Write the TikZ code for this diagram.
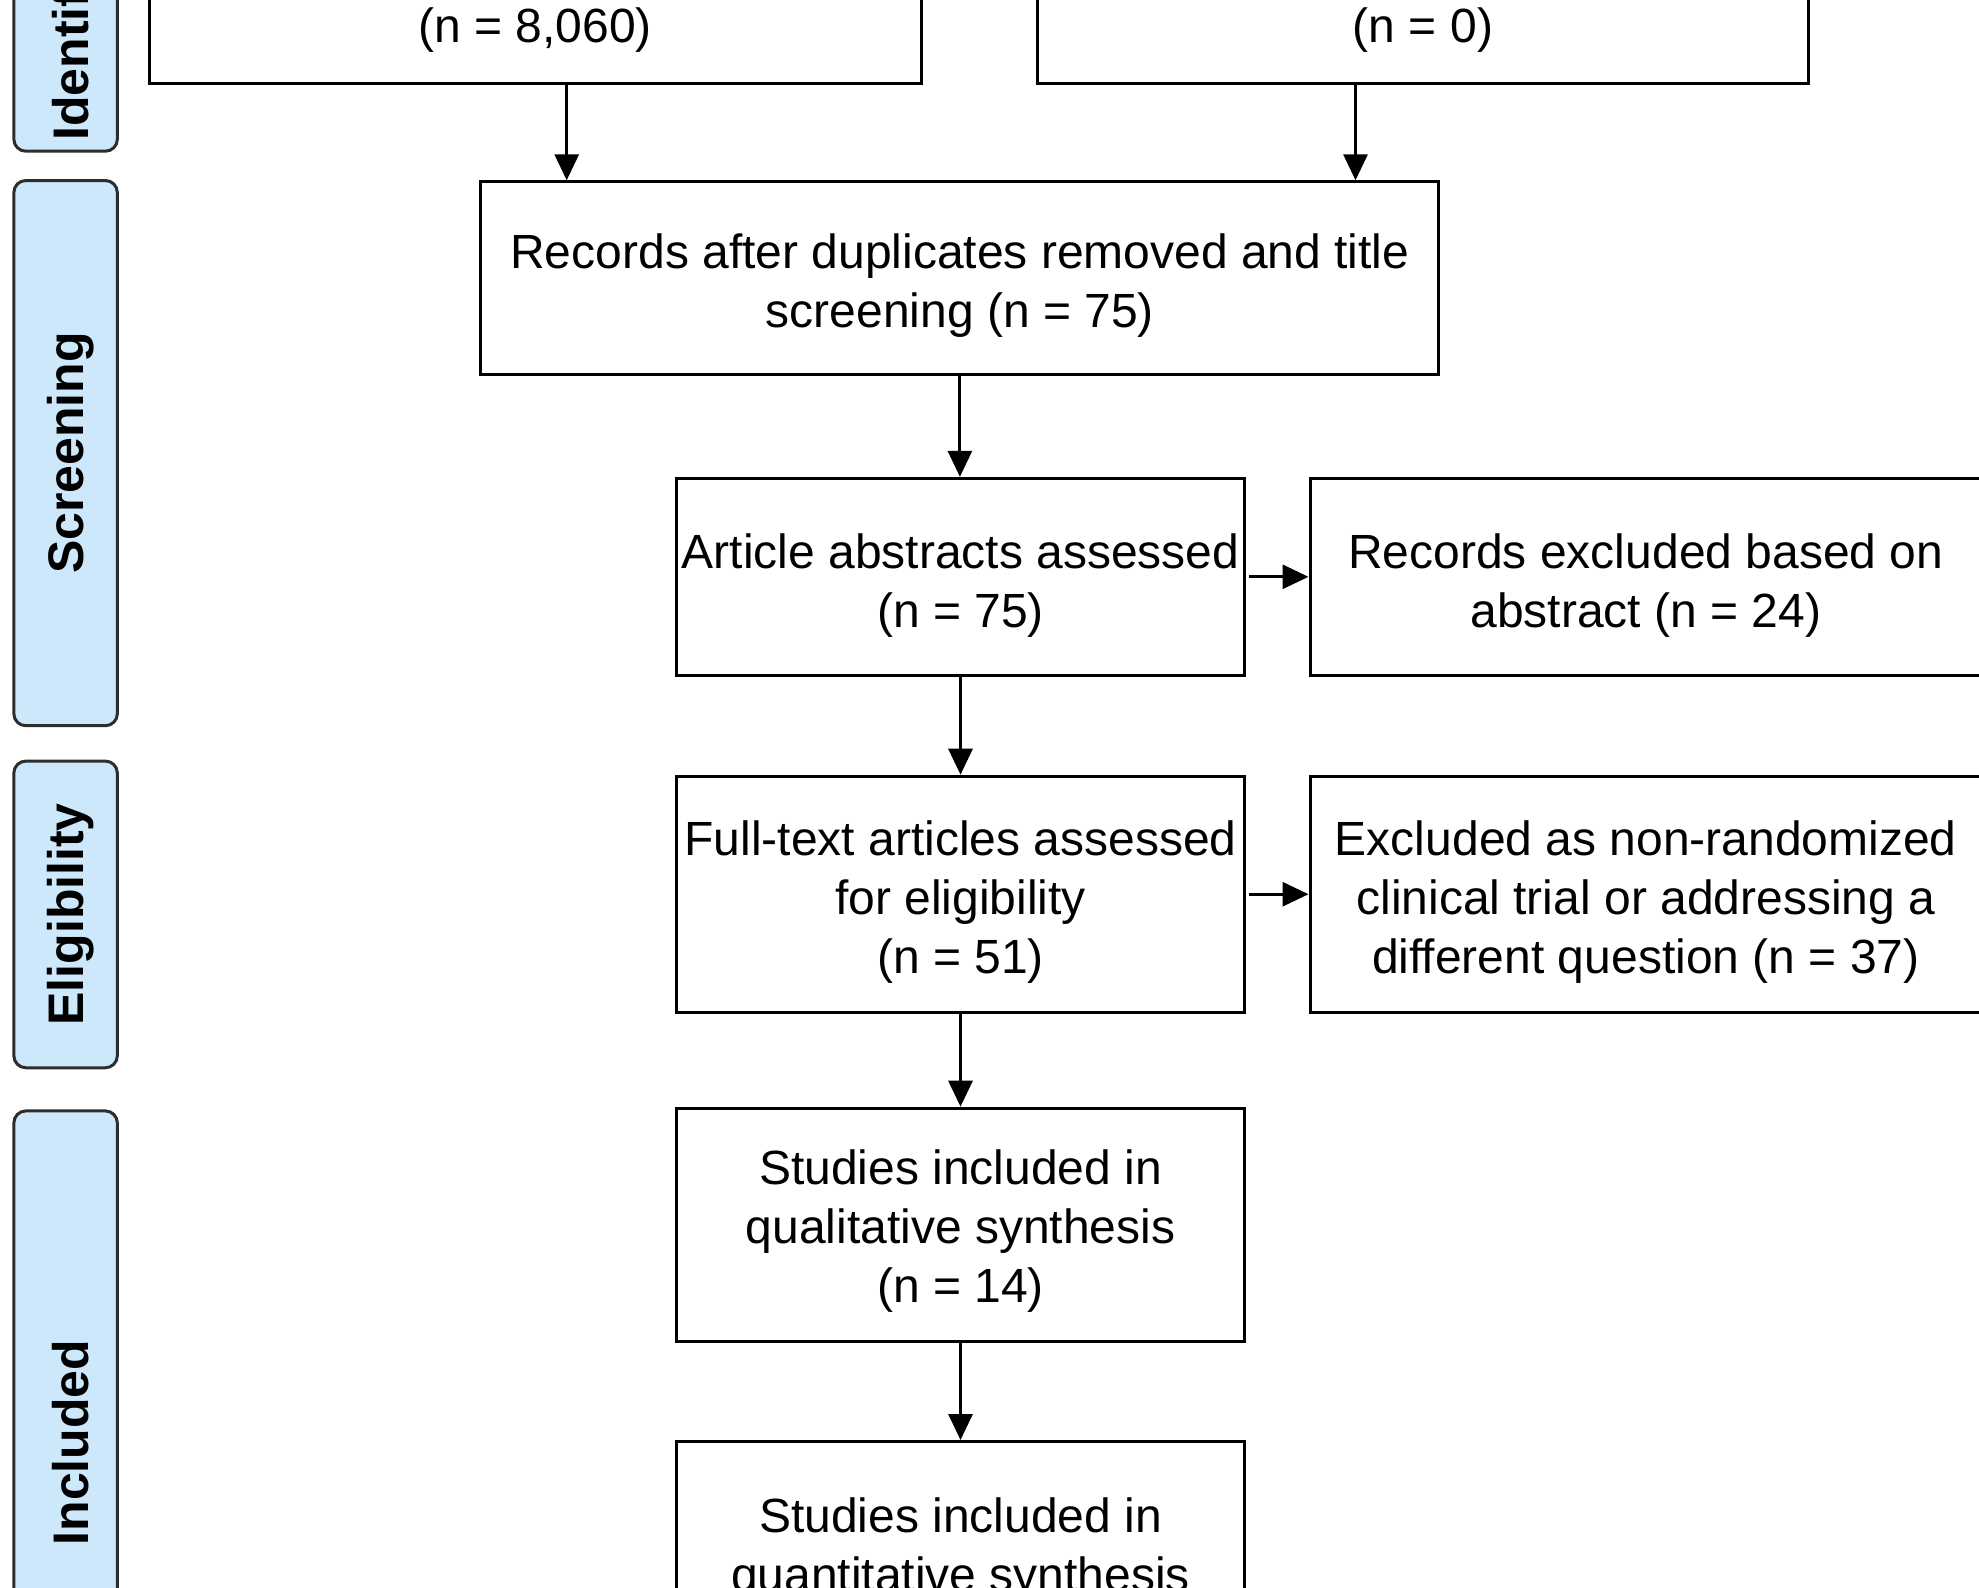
\documentclass[tikz,border=0pt]{standalone}
\usepackage{fontspec}
\setmainfont{Liberation Sans}
\usetikzlibrary{arrows.meta}
\definecolor{lanefill}{RGB}{205,232,250}
\definecolor{laneline}{RGB}{45,45,45}
\begin{document}
\begin{tikzpicture}[x=0.5pt,y=-0.5pt,
  box/.style={draw=black, line width=1.5pt, inner sep=1pt},
  txt/.style={inner sep=0pt, align=center, font=\fontsize{24pt}{29.5pt}\selectfont},
  lane/.style={draw=laneline, fill=lanefill, line width=1.5pt, rounded corners=6pt,
    minimum width=51.75pt, inner sep=0pt},
  lanetxt/.style={rotate=90, inner sep=0pt, font=\fontsize{25pt}{30pt}\selectfont\bfseries},
  arr/.style={-{Triangle[length=13pt,width=12pt]}, line width=1.5pt}
]
\useasboundingbox (0,0) rectangle (1979,1587);
\clip (0,0) rectangle (1979,1587);
\fill[white] (0,0) rectangle (1979,1587);

% lanes
\node[lane, minimum height=200pt, anchor=south] (L1) at (65.6,152.7) {};
\node[lanetxt, anchor=west] (L1t) at (70.6,141) {Identification};
\node[lane, minimum height=272.6pt] (L2) at (65.6,453.1) {};
\node[lanetxt] (L2t) at (70.6,453.1) {Screening};
\node[lane, minimum height=153.35pt] (L3) at (65.6,914.4) {};
\node[lanetxt] (L3t) at (70.6,914.4) {Eligibility};
\node[lane, minimum height=333.2pt, anchor=north] (L4) at (65.6,1109.4) {};
\node[lanetxt] (L4t) at (70.6,1442.6) {Included};

% boxes
\node[box, minimum width=386pt, minimum height=150pt, anchor=south] (A) at (535,84.6) {};
\node[txt] (At) at (535,30.3) {(n = 8,060)};
\node[box, minimum width=385.5pt, minimum height=150pt, anchor=south] (B) at (1423,84.6) {};
\node[txt] (Bt) at (1423,30.3) {(n = 0)};

\node[box, minimum width=479pt, minimum height=96.5pt] (C) at (959.9,278.3) {};
\node[txt] (Ct) at ([yshift=-3.8pt]C.center)
  {Records after duplicates removed and title\\screening (n = 75)};
\node[box, minimum width=284pt, minimum height=98.5pt] (D) at (960.5,576.8) {};
\node[txt] (Dt) at ([yshift=-4.2pt]D.center) {Article abstracts assessed\\(n = 75)};
\node[box, minimum width=335.8pt, minimum height=98.5pt] (E) at (1645.8,576.8) {};
\node[txt] (Et) at ([yshift=-4.2pt]E.center) {Records excluded based on\\abstract (n = 24)};
\node[box, minimum width=284pt, minimum height=118pt] (F) at (960.5,894.2) {};
\node[txt] (Ft) at ([yshift=-3.8pt]F.center)
  {Full-text articles assessed\\for eligibility\\(n = 51)};
\node[box, minimum width=335.8pt, minimum height=118pt] (G) at (1645.8,894.2) {};
\node[txt] (Gt) at ([yshift=-3.8pt]G.center)
  {Excluded as non-randomized\\clinical trial or addressing a\\different question (n = 37)};
\node[box, minimum width=284pt, minimum height=116.75pt] (H) at (960.5,1224.9) {};
\node[txt] (Ht) at ([yshift=-3.2pt]H.center)
  {Studies included in\\qualitative synthesis\\(n = 14)};
\node[box, minimum width=284pt, minimum height=102.8pt, anchor=north] (I) at (960.5,1440) {};
\node[txt] (It) at ([yshift=-2.5pt]I.center) {Studies included in\\quantitative synthesis};

% arrows
\draw[arr] ([xshift=15.85pt]A.south) -- ([xshift=15.85pt]A.south |- C.north);
\draw[arr] ([xshift=-33.75pt]B.south) -- ([xshift=-33.75pt]B.south |- C.north);
\draw[arr] (C.south) -- (C.south |- D.north);
\draw[arr] ([xshift=1.5pt]D.east) -- (E.west);
\draw[arr] (D.south) -- (F.north);
\draw[arr] ([xshift=1.5pt]F.east) -- (G.west);
\draw[arr] (F.south) -- (H.north);
\draw[arr] (H.south) -- (I.north);
\end{tikzpicture}
\end{document}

* What the exercise asks: Copy the whole of the material above exactly, but not its images.

* Task answer:
Write the TikZ code for this diagram.
\documentclass[tikz,border=0pt]{standalone}
\usepackage{fontspec}
\setmainfont{Liberation Sans}
\usetikzlibrary{arrows.meta}
\definecolor{lanefill}{RGB}{205,232,250}
\definecolor{laneline}{RGB}{45,45,45}
\begin{document}
\begin{tikzpicture}[x=0.5pt,y=-0.5pt,
  box/.style={draw=black, line width=1.5pt, inner sep=1pt},
  txt/.style={inner sep=0pt, align=center, font=\fontsize{24pt}{29.5pt}\selectfont},
  lane/.style={draw=laneline, fill=lanefill, line width=1.5pt, rounded corners=6pt,
    minimum width=51.75pt, inner sep=0pt},
  lanetxt/.style={rotate=90, inner sep=0pt, font=\fontsize{25pt}{30pt}\selectfont\bfseries},
  arr/.style={-{Triangle[length=13pt,width=12pt]}, line width=1.5pt}
]
\useasboundingbox (0,0) rectangle (1979,1587);
\clip (0,0) rectangle (1979,1587);
\fill[white] (0,0) rectangle (1979,1587);

% lanes
\node[lane, minimum height=200pt, anchor=south] (L1) at (65.6,152.7) {};
\node[lanetxt, anchor=west] (L1t) at (70.6,141) {Identification};
\node[lane, minimum height=272.6pt] (L2) at (65.6,453.1) {};
\node[lanetxt] (L2t) at (70.6,453.1) {Screening};
\node[lane, minimum height=153.35pt] (L3) at (65.6,914.4) {};
\node[lanetxt] (L3t) at (70.6,914.4) {Eligibility};
\node[lane, minimum height=333.2pt, anchor=north] (L4) at (65.6,1109.4) {};
\node[lanetxt] (L4t) at (70.6,1442.6) {Included};

% boxes
\node[box, minimum width=386pt, minimum height=150pt, anchor=south] (A) at (535,84.6) {};
\node[txt] (At) at (535,30.3) {(n = 8,060)};
\node[box, minimum width=385.5pt, minimum height=150pt, anchor=south] (B) at (1423,84.6) {};
\node[txt] (Bt) at (1423,30.3) {(n = 0)};

\node[box, minimum width=479pt, minimum height=96.5pt] (C) at (959.9,278.3) {};
\node[txt] (Ct) at ([yshift=-3.8pt]C.center)
  {Records after duplicates removed and title\\screening (n = 75)};
\node[box, minimum width=284pt, minimum height=98.5pt] (D) at (960.5,576.8) {};
\node[txt] (Dt) at ([yshift=-4.2pt]D.center) {Article abstracts assessed\\(n = 75)};
\node[box, minimum width=335.8pt, minimum height=98.5pt] (E) at (1645.8,576.8) {};
\node[txt] (Et) at ([yshift=-4.2pt]E.center) {Records excluded based on\\abstract (n = 24)};
\node[box, minimum width=284pt, minimum height=118pt] (F) at (960.5,894.2) {};
\node[txt] (Ft) at ([yshift=-3.8pt]F.center)
  {Full-text articles assessed\\for eligibility\\(n = 51)};
\node[box, minimum width=335.8pt, minimum height=118pt] (G) at (1645.8,894.2) {};
\node[txt] (Gt) at ([yshift=-3.8pt]G.center)
  {Excluded as non-randomized\\clinical trial or addressing a\\different question (n = 37)};
\node[box, minimum width=284pt, minimum height=116.75pt] (H) at (960.5,1224.9) {};
\node[txt] (Ht) at ([yshift=-3.2pt]H.center)
  {Studies included in\\qualitative synthesis\\(n = 14)};
\node[box, minimum width=284pt, minimum height=102.8pt, anchor=north] (I) at (960.5,1440) {};
\node[txt] (It) at ([yshift=-2.5pt]I.center) {Studies included in\\quantitative synthesis};

% arrows
\draw[arr] ([xshift=15.85pt]A.south) -- ([xshift=15.85pt]A.south |- C.north);
\draw[arr] ([xshift=-33.75pt]B.south) -- ([xshift=-33.75pt]B.south |- C.north);
\draw[arr] (C.south) -- (C.south |- D.north);
\draw[arr] ([xshift=1.5pt]D.east) -- (E.west);
\draw[arr] (D.south) -- (F.north);
\draw[arr] ([xshift=1.5pt]F.east) -- (G.west);
\draw[arr] (F.south) -- (H.north);
\draw[arr] (H.south) -- (I.north);
\end{tikzpicture}
\end{document}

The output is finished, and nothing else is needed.